■ Problem to work on
Give back a single number, the count of lines containing the word "chart".

■ Given data
<<<<
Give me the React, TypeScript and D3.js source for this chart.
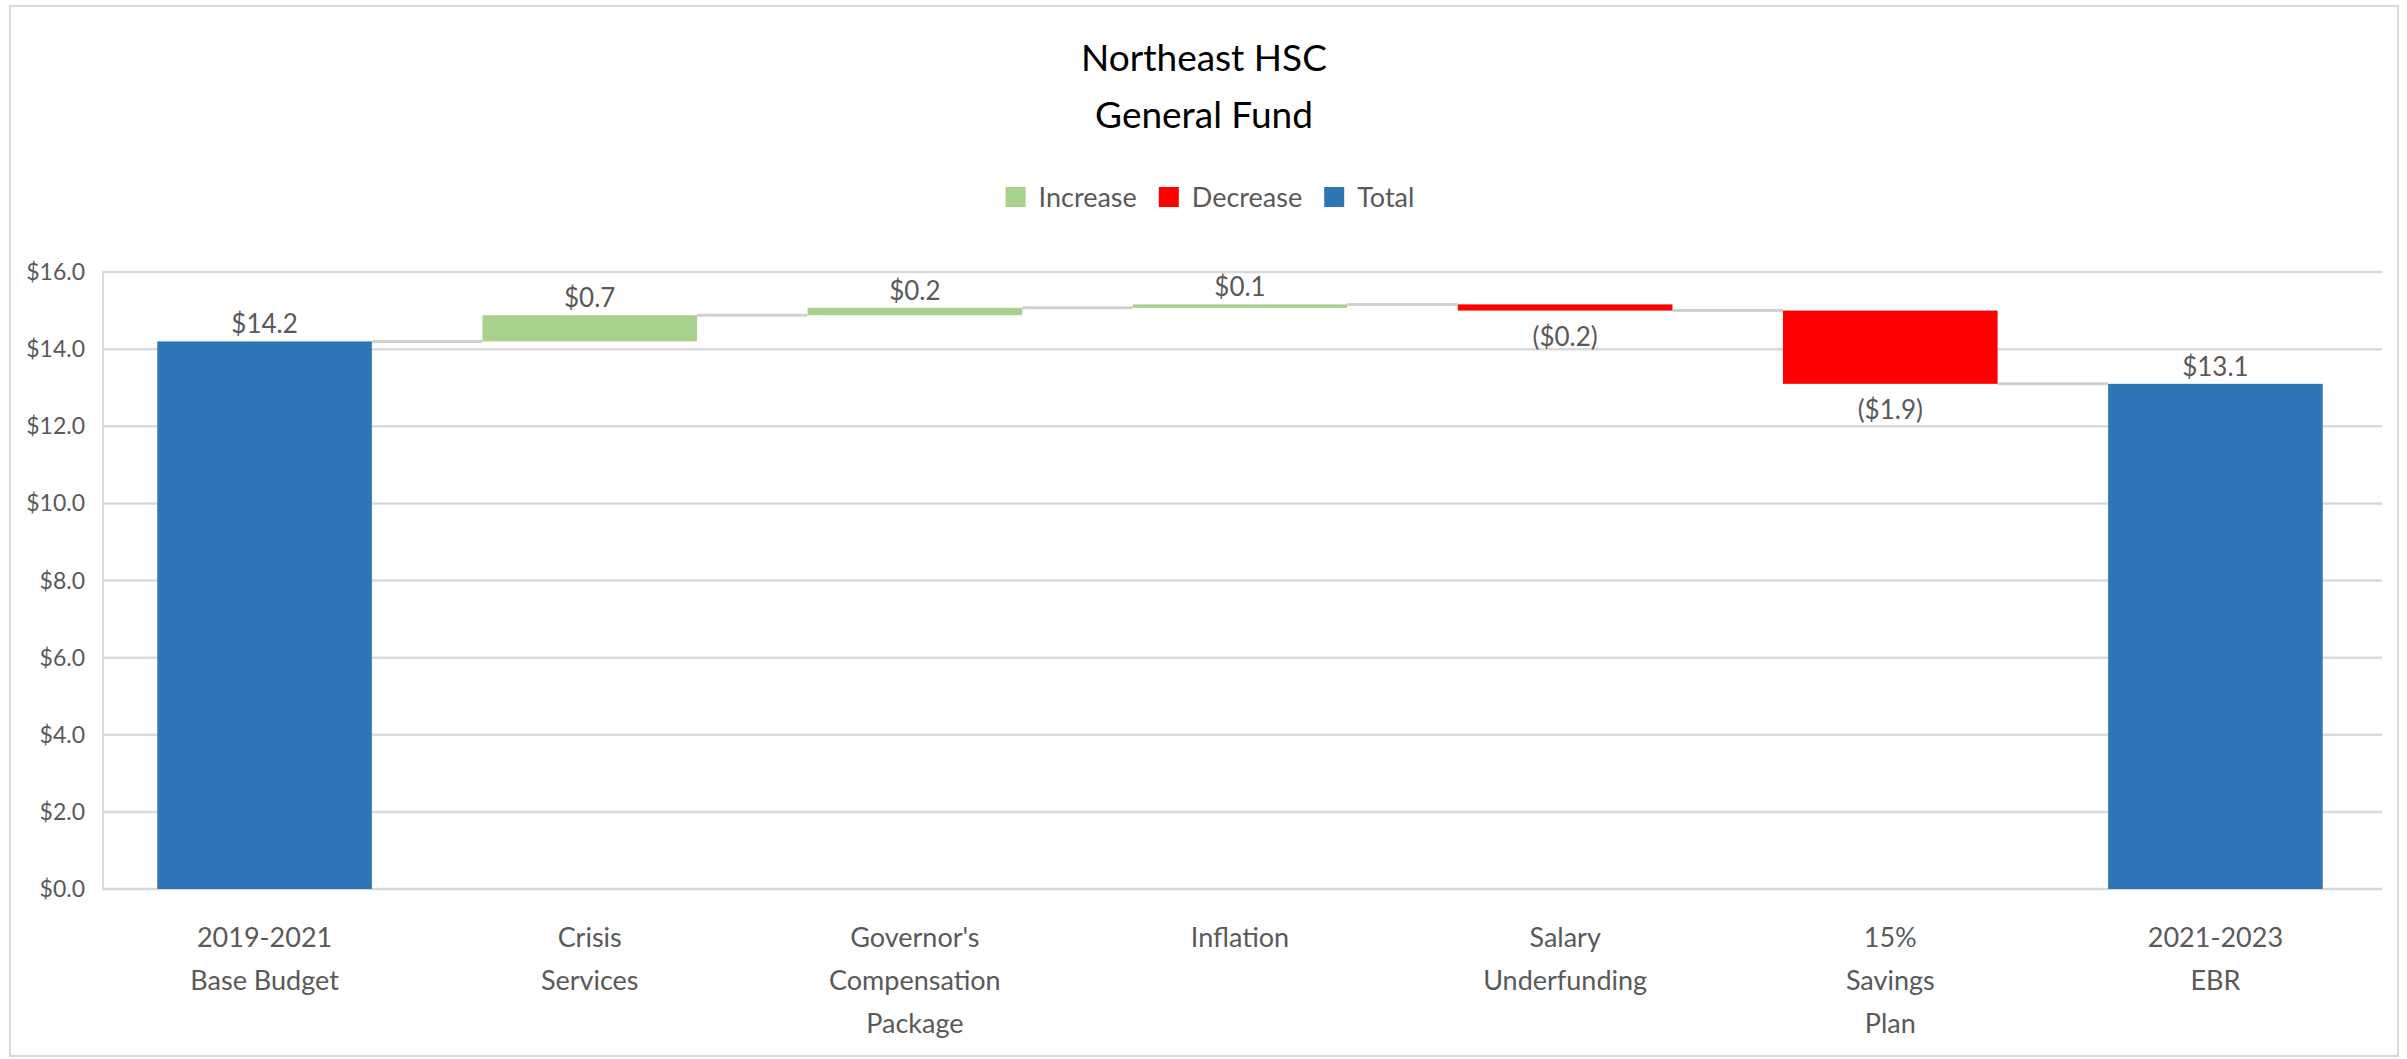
>>>>
<<<<
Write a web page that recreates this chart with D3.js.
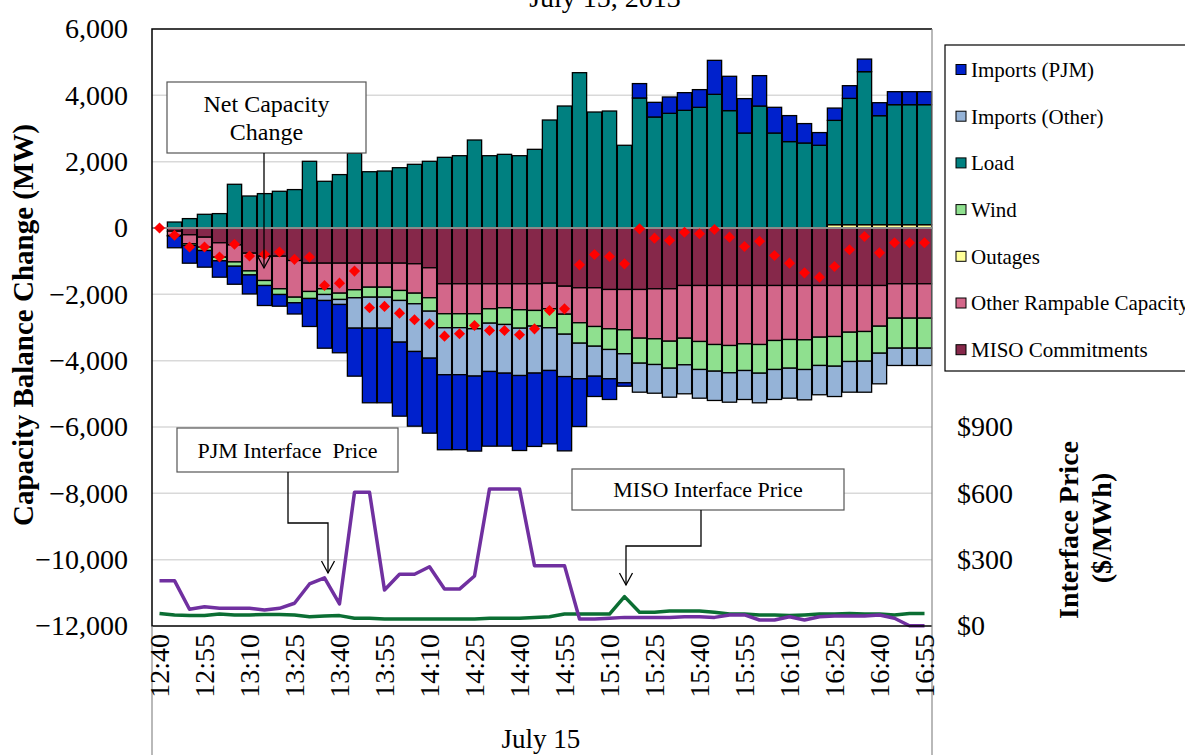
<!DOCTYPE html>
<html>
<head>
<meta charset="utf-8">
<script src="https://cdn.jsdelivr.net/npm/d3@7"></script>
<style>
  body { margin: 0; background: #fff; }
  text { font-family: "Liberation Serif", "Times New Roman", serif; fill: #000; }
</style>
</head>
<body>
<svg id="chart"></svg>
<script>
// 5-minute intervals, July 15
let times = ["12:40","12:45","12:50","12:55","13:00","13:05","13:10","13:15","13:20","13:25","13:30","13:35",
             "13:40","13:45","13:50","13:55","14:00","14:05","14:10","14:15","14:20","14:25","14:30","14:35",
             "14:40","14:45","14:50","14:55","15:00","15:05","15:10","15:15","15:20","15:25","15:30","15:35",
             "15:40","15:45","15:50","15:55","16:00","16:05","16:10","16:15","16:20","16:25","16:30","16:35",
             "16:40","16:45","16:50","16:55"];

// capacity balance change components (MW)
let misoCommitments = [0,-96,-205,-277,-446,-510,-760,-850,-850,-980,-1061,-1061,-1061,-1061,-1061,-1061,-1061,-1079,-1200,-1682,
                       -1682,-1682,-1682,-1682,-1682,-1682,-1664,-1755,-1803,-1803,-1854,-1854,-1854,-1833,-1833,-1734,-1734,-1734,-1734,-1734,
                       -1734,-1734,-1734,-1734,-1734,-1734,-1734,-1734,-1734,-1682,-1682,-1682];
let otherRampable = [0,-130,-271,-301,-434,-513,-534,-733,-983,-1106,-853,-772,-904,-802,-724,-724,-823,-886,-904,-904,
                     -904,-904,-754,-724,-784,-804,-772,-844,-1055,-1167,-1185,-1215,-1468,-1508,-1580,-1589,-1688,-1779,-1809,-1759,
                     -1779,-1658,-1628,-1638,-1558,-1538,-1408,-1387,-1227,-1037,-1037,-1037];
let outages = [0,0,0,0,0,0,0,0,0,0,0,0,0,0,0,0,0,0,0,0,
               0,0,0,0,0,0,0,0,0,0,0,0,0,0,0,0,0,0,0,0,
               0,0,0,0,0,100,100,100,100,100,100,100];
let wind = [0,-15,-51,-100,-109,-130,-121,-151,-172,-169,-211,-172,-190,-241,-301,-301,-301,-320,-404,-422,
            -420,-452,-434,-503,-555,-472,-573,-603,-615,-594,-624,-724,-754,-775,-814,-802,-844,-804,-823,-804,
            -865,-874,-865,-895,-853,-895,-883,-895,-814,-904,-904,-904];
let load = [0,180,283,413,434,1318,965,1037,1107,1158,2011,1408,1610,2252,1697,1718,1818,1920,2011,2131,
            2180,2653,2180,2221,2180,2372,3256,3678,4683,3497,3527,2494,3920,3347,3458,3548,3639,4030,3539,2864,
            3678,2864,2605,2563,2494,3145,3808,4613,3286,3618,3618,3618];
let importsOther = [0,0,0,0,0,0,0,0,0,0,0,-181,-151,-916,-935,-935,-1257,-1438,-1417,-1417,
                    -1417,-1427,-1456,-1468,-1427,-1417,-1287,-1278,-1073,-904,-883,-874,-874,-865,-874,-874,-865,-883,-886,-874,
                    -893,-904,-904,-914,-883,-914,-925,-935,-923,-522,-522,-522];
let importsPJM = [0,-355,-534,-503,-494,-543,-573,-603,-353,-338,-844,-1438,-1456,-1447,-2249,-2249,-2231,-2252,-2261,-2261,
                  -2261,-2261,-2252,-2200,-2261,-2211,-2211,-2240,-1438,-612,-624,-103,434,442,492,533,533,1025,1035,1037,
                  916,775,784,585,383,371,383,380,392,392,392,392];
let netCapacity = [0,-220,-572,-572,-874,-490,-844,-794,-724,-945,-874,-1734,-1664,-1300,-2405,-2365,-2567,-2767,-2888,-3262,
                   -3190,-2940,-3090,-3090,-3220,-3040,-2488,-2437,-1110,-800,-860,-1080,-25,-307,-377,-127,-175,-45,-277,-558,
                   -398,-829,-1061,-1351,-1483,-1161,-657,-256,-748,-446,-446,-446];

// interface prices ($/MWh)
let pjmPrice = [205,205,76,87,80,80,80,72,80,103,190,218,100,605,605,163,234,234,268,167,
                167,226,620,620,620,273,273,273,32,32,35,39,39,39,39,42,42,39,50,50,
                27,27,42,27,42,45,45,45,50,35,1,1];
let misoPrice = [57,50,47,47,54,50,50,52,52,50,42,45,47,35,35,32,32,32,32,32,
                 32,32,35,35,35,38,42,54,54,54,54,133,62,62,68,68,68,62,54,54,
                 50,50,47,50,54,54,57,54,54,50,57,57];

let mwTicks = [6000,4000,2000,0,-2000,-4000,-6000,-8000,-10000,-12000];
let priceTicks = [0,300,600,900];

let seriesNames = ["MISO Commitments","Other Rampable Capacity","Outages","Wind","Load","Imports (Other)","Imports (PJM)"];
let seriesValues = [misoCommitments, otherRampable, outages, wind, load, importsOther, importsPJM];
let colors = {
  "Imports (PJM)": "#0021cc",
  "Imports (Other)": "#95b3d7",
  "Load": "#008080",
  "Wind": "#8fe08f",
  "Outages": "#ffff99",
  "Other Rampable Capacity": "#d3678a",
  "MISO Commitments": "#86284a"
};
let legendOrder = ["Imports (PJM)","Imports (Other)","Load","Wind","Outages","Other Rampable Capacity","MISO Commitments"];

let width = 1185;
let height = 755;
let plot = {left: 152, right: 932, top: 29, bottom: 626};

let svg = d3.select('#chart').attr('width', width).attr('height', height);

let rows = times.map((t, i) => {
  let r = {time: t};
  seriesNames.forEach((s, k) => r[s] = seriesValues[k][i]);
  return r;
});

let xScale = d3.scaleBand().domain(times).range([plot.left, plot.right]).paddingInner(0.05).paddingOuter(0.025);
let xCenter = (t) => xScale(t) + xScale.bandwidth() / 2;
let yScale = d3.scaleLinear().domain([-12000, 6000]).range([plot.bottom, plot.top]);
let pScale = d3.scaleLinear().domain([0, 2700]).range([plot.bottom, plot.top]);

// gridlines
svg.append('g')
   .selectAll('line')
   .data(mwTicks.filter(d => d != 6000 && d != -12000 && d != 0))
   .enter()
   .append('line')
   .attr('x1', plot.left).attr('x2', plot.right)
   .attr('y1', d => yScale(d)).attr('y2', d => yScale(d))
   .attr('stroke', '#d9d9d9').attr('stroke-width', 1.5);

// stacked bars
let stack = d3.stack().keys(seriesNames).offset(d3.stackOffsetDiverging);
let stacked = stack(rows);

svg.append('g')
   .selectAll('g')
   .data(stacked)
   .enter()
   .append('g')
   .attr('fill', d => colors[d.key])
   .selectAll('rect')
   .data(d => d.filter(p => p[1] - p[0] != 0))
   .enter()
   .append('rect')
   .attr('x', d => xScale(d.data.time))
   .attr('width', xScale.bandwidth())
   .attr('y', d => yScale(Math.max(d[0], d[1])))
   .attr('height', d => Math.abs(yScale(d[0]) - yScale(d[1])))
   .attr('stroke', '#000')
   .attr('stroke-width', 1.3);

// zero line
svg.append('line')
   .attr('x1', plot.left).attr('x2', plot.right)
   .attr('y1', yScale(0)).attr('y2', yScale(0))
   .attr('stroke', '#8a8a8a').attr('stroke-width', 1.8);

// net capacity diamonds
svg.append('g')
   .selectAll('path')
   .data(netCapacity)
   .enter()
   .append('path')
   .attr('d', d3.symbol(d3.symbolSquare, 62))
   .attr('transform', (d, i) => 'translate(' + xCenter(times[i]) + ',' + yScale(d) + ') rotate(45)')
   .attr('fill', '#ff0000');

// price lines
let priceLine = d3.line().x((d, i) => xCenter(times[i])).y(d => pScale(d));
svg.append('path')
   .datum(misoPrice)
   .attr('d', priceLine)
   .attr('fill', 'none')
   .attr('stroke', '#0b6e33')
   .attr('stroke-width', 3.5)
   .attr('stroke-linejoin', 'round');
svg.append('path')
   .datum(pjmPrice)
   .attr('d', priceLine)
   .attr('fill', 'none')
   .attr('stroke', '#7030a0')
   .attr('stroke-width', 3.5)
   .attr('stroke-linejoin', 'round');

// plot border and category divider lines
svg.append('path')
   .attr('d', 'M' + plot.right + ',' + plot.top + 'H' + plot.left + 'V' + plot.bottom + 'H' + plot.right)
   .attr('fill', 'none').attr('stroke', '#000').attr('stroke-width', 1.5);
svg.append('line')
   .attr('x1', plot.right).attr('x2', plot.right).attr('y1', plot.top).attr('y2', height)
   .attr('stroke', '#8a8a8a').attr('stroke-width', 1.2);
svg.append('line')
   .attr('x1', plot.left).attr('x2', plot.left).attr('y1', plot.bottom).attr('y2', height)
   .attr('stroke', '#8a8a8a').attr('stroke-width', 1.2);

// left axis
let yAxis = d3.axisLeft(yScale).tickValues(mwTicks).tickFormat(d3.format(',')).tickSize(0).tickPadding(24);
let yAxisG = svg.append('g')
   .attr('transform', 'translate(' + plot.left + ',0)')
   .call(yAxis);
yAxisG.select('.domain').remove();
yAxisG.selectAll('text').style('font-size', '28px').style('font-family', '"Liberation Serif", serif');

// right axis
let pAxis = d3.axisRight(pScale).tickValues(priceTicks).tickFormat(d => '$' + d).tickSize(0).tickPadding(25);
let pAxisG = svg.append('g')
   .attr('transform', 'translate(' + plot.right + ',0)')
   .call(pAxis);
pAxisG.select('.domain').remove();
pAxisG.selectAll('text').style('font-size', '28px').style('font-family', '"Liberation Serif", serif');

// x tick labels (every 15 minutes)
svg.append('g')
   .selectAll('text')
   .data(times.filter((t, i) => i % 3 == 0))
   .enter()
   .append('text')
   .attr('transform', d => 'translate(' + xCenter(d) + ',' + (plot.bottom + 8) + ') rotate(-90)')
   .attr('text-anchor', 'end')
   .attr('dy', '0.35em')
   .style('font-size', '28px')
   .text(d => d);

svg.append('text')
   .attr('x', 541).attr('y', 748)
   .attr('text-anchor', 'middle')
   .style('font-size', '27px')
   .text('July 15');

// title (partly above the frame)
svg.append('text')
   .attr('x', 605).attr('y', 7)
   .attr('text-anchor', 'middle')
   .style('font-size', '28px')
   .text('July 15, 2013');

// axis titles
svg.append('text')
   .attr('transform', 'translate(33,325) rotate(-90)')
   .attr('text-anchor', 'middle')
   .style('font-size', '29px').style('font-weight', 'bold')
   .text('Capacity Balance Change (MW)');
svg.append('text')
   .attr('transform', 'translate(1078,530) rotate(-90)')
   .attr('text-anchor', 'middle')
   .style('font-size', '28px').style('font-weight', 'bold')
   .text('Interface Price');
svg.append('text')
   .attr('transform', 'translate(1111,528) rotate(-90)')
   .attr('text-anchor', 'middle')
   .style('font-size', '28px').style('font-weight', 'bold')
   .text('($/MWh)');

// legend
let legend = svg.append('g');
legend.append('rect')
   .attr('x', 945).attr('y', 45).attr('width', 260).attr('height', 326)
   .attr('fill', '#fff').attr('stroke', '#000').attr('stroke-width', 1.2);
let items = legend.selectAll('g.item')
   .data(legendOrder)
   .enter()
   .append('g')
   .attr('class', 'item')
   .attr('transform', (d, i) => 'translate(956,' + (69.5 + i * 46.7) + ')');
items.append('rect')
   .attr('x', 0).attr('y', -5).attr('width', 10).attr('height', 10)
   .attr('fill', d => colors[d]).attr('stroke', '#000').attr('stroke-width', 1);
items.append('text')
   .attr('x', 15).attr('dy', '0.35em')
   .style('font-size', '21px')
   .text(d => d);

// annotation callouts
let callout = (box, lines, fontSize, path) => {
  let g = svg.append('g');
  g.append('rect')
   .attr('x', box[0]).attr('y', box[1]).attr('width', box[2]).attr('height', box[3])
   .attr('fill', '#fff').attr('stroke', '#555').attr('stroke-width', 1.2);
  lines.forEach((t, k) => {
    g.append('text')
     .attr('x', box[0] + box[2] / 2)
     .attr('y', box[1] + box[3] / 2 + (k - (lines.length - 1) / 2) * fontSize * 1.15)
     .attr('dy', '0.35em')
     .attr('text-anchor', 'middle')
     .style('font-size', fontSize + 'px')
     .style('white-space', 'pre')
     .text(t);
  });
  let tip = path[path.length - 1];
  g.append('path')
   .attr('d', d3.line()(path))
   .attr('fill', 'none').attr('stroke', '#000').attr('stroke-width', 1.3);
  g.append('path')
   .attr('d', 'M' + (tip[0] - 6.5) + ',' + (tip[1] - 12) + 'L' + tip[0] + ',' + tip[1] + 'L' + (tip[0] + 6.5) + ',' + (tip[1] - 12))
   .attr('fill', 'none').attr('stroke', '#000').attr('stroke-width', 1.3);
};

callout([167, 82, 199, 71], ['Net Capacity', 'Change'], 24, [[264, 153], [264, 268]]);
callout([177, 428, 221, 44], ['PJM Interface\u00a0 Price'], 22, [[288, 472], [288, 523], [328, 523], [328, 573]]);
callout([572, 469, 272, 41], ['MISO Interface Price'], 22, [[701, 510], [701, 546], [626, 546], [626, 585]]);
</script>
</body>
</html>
>>>>
■ Exercise output
4